*DIRECTION*: Please write out the complete listing that follows, exactly as it reads.
/---
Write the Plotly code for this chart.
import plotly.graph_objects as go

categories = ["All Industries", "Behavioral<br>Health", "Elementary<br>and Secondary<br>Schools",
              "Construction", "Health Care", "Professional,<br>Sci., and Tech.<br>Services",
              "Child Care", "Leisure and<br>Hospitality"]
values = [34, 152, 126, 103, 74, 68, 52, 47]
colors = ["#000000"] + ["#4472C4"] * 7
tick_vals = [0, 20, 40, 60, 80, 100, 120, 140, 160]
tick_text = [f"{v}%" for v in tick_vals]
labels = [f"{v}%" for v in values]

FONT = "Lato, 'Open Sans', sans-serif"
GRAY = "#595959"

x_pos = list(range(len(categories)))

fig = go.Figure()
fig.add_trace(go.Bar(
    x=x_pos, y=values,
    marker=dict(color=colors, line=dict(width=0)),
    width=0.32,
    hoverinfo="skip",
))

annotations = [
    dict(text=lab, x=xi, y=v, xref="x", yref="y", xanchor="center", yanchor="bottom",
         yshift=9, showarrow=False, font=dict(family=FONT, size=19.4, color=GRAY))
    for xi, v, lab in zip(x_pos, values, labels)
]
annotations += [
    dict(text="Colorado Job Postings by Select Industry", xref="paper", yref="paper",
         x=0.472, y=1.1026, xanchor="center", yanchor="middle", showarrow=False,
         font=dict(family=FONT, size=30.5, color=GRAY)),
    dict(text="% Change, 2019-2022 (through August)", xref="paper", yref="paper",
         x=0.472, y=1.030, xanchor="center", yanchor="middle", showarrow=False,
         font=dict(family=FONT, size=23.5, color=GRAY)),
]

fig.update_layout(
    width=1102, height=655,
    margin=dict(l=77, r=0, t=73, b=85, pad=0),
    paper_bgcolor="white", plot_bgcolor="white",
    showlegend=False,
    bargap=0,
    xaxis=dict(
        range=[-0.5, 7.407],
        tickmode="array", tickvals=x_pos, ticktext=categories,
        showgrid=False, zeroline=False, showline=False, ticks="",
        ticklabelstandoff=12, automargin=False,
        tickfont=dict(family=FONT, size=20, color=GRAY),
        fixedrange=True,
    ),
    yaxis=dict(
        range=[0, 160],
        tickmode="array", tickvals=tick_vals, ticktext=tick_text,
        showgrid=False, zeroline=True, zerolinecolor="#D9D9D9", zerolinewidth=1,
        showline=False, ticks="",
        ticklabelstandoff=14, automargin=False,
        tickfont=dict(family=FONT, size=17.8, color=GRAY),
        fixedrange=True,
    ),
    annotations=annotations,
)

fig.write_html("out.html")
\---
*ANSWER IN FULL*:
Write the Plotly code for this chart.
import plotly.graph_objects as go

categories = ["All Industries", "Behavioral<br>Health", "Elementary<br>and Secondary<br>Schools",
              "Construction", "Health Care", "Professional,<br>Sci., and Tech.<br>Services",
              "Child Care", "Leisure and<br>Hospitality"]
values = [34, 152, 126, 103, 74, 68, 52, 47]
colors = ["#000000"] + ["#4472C4"] * 7
tick_vals = [0, 20, 40, 60, 80, 100, 120, 140, 160]
tick_text = [f"{v}%" for v in tick_vals]
labels = [f"{v}%" for v in values]

FONT = "Lato, 'Open Sans', sans-serif"
GRAY = "#595959"

x_pos = list(range(len(categories)))

fig = go.Figure()
fig.add_trace(go.Bar(
    x=x_pos, y=values,
    marker=dict(color=colors, line=dict(width=0)),
    width=0.32,
    hoverinfo="skip",
))

annotations = [
    dict(text=lab, x=xi, y=v, xref="x", yref="y", xanchor="center", yanchor="bottom",
         yshift=9, showarrow=False, font=dict(family=FONT, size=19.4, color=GRAY))
    for xi, v, lab in zip(x_pos, values, labels)
]
annotations += [
    dict(text="Colorado Job Postings by Select Industry", xref="paper", yref="paper",
         x=0.472, y=1.1026, xanchor="center", yanchor="middle", showarrow=False,
         font=dict(family=FONT, size=30.5, color=GRAY)),
    dict(text="% Change, 2019-2022 (through August)", xref="paper", yref="paper",
         x=0.472, y=1.030, xanchor="center", yanchor="middle", showarrow=False,
         font=dict(family=FONT, size=23.5, color=GRAY)),
]

fig.update_layout(
    width=1102, height=655,
    margin=dict(l=77, r=0, t=73, b=85, pad=0),
    paper_bgcolor="white", plot_bgcolor="white",
    showlegend=False,
    bargap=0,
    xaxis=dict(
        range=[-0.5, 7.407],
        tickmode="array", tickvals=x_pos, ticktext=categories,
        showgrid=False, zeroline=False, showline=False, ticks="",
        ticklabelstandoff=12, automargin=False,
        tickfont=dict(family=FONT, size=20, color=GRAY),
        fixedrange=True,
    ),
    yaxis=dict(
        range=[0, 160],
        tickmode="array", tickvals=tick_vals, ticktext=tick_text,
        showgrid=False, zeroline=True, zerolinecolor="#D9D9D9", zerolinewidth=1,
        showline=False, ticks="",
        ticklabelstandoff=14, automargin=False,
        tickfont=dict(family=FONT, size=17.8, color=GRAY),
        fixedrange=True,
    ),
    annotations=annotations,
)

fig.write_html("out.html")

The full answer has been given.